Data shown -

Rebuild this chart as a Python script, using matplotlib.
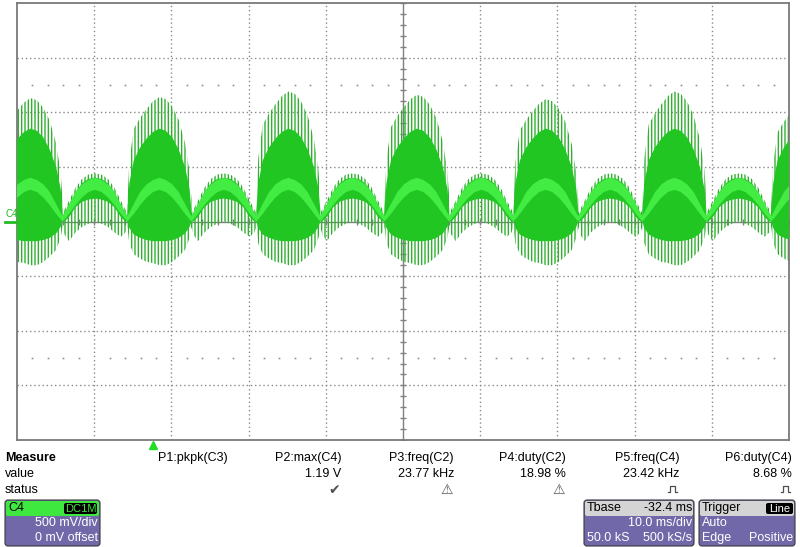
import numpy as np
import matplotlib
matplotlib.use("Agg")
import matplotlib.pyplot as plt
from matplotlib.patches import FancyBboxPatch

plt.rcParams['font.family'] = ['Liberation Sans', 'DejaVu Sans']
plt.rcParams['hatch.linewidth'] = 1.0

# scope settings
time_per_div = 10.0      # ms/div
volt_per_div = 0.5       # V/div
tbase = -32.4            # ms, time at screen centre relative to trigger -> centre = 32.4 ms

cusps_ms = [-20.0, -11.7, -3.3, 5.0, 13.4, 21.7, 30.0, 38.4, 46.7, 55.1, 63.4, 71.7, 80.1, 88.4]
arch_kind = ['B', 'S', 'B', 'S', 'B', 'S', 'B', 'S', 'B', 'S', 'B', 'S', 'B']
burst_peaks = [1.13, 1.14, 1.19, 1.16, 1.12, 1.19, 1.10]   # V, spike max in each burst

# envelope profiles across one half cycle (V)
phase = [0.0, 0.03, 0.1, 0.2, 0.3, 0.4, 0.5, 0.6, 0.7, 0.8, 0.9, 0.97, 1.0]
burst_spike_top = [0.15, 0.55, 0.85, 0.95, 1.03, 1.10, 1.14, 1.12, 1.05, 0.93, 0.72, 0.45, 0.20]
burst_body_top = [0.10, 0.35, 0.56, 0.68, 0.76, 0.82, 0.85, 0.83, 0.77, 0.66, 0.50, 0.30, 0.10]
burst_body_bot = [0.00, -0.06, -0.12, -0.15, -0.17, -0.18, -0.18, -0.18, -0.17, -0.15, -0.11, -0.05, 0.00]
burst_spike_bot = [-0.05, -0.20, -0.30, -0.34, -0.37, -0.38, -0.40, -0.40, -0.37, -0.32, -0.26, -0.15, -0.05]
arch_spike_top = [0.08, 0.11, 0.19, 0.31, 0.39, 0.43, 0.44, 0.43, 0.39, 0.31, 0.19, 0.11, 0.08]
arch_body_top = [0.05, 0.08, 0.15, 0.27, 0.35, 0.39, 0.40, 0.39, 0.35, 0.27, 0.15, 0.08, 0.05]
arch_body_bot = [0.00, 0.00, 0.04, 0.13, 0.18, 0.20, 0.21, 0.20, 0.18, 0.13, 0.04, 0.00, 0.00]
arch_spike_bot = [-0.05, -0.12, -0.18, -0.10, -0.05, -0.02, 0.00, -0.02, -0.05, -0.10, -0.14, -0.10, -0.05]
band_top = [0.05, 0.08, 0.16, 0.27, 0.34, 0.38, 0.40, 0.38, 0.34, 0.27, 0.16, 0.08, 0.05]
band_bot = [0.00, 0.02, 0.07, 0.15, 0.22, 0.27, 0.29, 0.27, 0.22, 0.15, 0.07, 0.02, 0.00]

# measurement panel
meas_names = ['P1:pkpk(C3)', 'P2:max(C4)', 'P3:freq(C2)', 'P4:duty(C2)', 'P5:freq(C4)', 'P6:duty(C4)']
meas_values = ['', '1.19 V', '23.77 kHz', '18.98 %', '23.42 kHz', '8.68 %']
meas_status = ['', 'ok', 'warn', 'warn', 'pulse', 'pulse']

# build the trace envelopes
t, s_top, s_bot, b_top, b_bot, w_top, w_bot = [], [], [], [], [], [], []
bi = 0
for k, kind in enumerate(arch_kind):
    tt = cusps_ms[k] + np.array(phase) * (cusps_ms[k + 1] - cusps_ms[k])
    t.append(tt)
    w_top.append(band_top)
    w_bot.append(band_bot)
    if kind == 'B':
        s_top.append(np.array(burst_spike_top) * burst_peaks[bi] / max(burst_spike_top))
        s_bot.append(burst_spike_bot)
        b_top.append(burst_body_top)
        b_bot.append(burst_body_bot)
        bi += 1
    else:
        s_top.append(arch_spike_top)
        s_bot.append(arch_spike_bot)
        b_top.append(arch_body_top)
        b_bot.append(arch_body_bot)
t = np.concatenate(t)
s_top, s_bot = np.concatenate(s_top), np.concatenate(s_bot)
b_top, b_bot = np.concatenate(b_top), np.concatenate(b_bot)
w_top, w_bot = np.concatenate(w_top), np.concatenate(w_bot)

fig = plt.figure(figsize=(8, 5.47), dpi=100)
ax = fig.add_axes([17 / 800, 1 - 440 / 547, 772 / 800, 437 / 547])
centre = -tbase
ax.set_xlim(centre - 5 * time_per_div, centre + 5 * time_per_div)
ax.set_ylim(-4 * volt_per_div, 4 * volt_per_div)
ax.set_xticks([])
ax.set_yticks([])
for sp in ax.spines.values():
    sp.set_color('#7a7a7a')
    sp.set_linewidth(1.3)

grid_c = '#8a8a8a'
for i in range(1, 10):
    if i != 5:
        ax.axvline(centre + (i - 5) * time_per_div, color=grid_c, lw=1, ls=(0, (1, 2)), zorder=0)
for j in range(1, 8):
    if j != 4:
        ax.axhline((j - 4) * volt_per_div, color=grid_c, lw=1, ls=(0, (1, 2)), zorder=0)
ax.axvline(centre, color='#808080', lw=1, zorder=0)
ax.axhline(0, color='#808080', lw=1, zorder=0)
xt = centre + np.arange(-25, 26) * time_per_div / 5
ax.plot(xt, np.zeros_like(xt), ls='none', marker='|', ms=5, mew=1, color='#808080', zorder=0)
yt = np.arange(-20, 21) * volt_per_div / 5
ax.plot(np.full_like(yt, centre), yt, ls='none', marker='_', ms=5, mew=1, color='#808080', zorder=0)
xm = np.array([x for x in xt if abs(((x - centre) / time_per_div) % 1) > 0.01 and abs(((x - centre) / time_per_div) % 1 - 1) > 0.01])
for yy in (2.5 * volt_per_div, -2.5 * volt_per_div):
    ax.plot(xm, np.full_like(xm, yy), ls='none', marker='s', ms=1.2, mew=0, color='#909090', zorder=0)

# trace
ax.fill_between(t, s_bot, s_top, facecolor='none', edgecolor='#2fb02f', hatch='|||||', lw=0, zorder=2)
ax.fill_between(t, b_bot, b_top, color='#22c622', lw=0, zorder=3)
ax.fill_between(t, w_bot, w_top, color='#42ec42', lw=0, zorder=4)

# trigger marker
ax.plot([0], [-0.012], transform=ax.get_xaxis_transform(), marker='^', ms=6,
        color='#22dd22', clip_on=False)

# overlay in pixel coordinates
ov = fig.add_axes([0, 0, 1, 1])
ov.set_xlim(0, 800)
ov.set_ylim(547, 0)
ov.axis('off')

ov.text(5, 214, 'C4', color='#22bb22', fontsize=7, va='center', ha='left')
ov.plot([5, 15], [221.5, 221.5], color='#22bb22', lw=2)

fs = 9
ov.text(5, 458, 'Measure', fontsize=fs, fontweight='bold', va='center')
ov.text(5, 474, 'value', fontsize=fs, va='center')
ov.text(5, 490, 'status', fontsize=fs, va='center')
col_right = [228, 341, 454, 566, 679, 792]
for x, name, val, st in zip(col_right, meas_names, meas_values, meas_status):
    ov.text(x, 458, name, fontsize=fs, ha='right', va='center')
    ov.text(x, 474, val, fontsize=fs, ha='right', va='center')
    if st == 'ok':
        ov.text(x - 1, 490, '\u2714', fontsize=10, ha='right', va='center', color='#505050',
                family=['DejaVu Sans'])
    elif st == 'warn':
        ov.text(x - 1, 490, '\u26a0', fontsize=10, ha='right', va='center', color='#505050',
                family=['DejaVu Sans'])
    elif st == 'pulse':
        px = x - 11
        ov.plot([px, px + 2, px + 2, px + 7, px + 7, px + 9],
                [492, 492, 486, 486, 492, 492], color='#505050', lw=0.9)


def box(x0, x1, head_color):
    ov.add_patch(FancyBboxPatch((x0, 500), x1 - x0, 46, boxstyle='round,pad=0,rounding_size=3',
                                fc='#7068a8', ec='#3a3a3a', lw=0.8))
    ov.add_patch(FancyBboxPatch((x0 + 1, 501), x1 - x0 - 2, 15, boxstyle='round,pad=0,rounding_size=2',
                                fc=head_color, ec='none'))


box(5, 100, '#3ee83e')
ov.text(8, 508, 'C4', fontsize=fs, va='center', color='black')
ov.add_patch(FancyBboxPatch((64, 503), 33, 11, boxstyle='round,pad=0,rounding_size=2', fc='black', ec='none'))
ov.text(80.5, 508.5, 'DC1M', fontsize=8, va='center', ha='center', color='#3ee83e')
ov.text(98, 523, '500 mV/div', fontsize=fs, va='center', ha='right', color='white')
ov.text(98, 538, '0 mV offset', fontsize=fs, va='center', ha='right', color='white')

box(584, 694, '#d4d4d4')
ov.text(587, 508, 'Tbase', fontsize=fs, va='center', color='black')
ov.text(692, 508, '-32.4 ms', fontsize=fs, va='center', ha='right', color='black')
ov.text(692, 523, '10.0 ms/div', fontsize=fs, va='center', ha='right', color='white')
ov.text(587, 538, '50.0 kS', fontsize=fs, va='center', color='white')
ov.text(692, 538, '500 kS/s', fontsize=fs, va='center', ha='right', color='white')

box(699, 795, '#d4d4d4')
ov.text(702, 508, 'Trigger', fontsize=fs, va='center', color='black')
ov.add_patch(FancyBboxPatch((766, 503), 27, 11, boxstyle='round,pad=0,rounding_size=2', fc='black', ec='none'))
ov.text(779.5, 508.5, 'Line', fontsize=8, va='center', ha='center', color='white')
ov.text(702, 523, 'Auto', fontsize=fs, va='center', color='white')
ov.text(702, 538, 'Edge', fontsize=fs, va='center', color='white')
ov.text(793, 538, 'Positive', fontsize=fs, va='center', ha='right', color='white')

fig.savefig('out.png', dpi=100)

Task objective -
Restate the material word for word from its first line through the line containing "from matplotlib.patches import FancyBboxPatch", both included; the pictures do not belong in it.

Response for this exercise -
Rebuild this chart as a Python script, using matplotlib.
import numpy as np
import matplotlib
matplotlib.use("Agg")
import matplotlib.pyplot as plt
from matplotlib.patches import FancyBboxPatch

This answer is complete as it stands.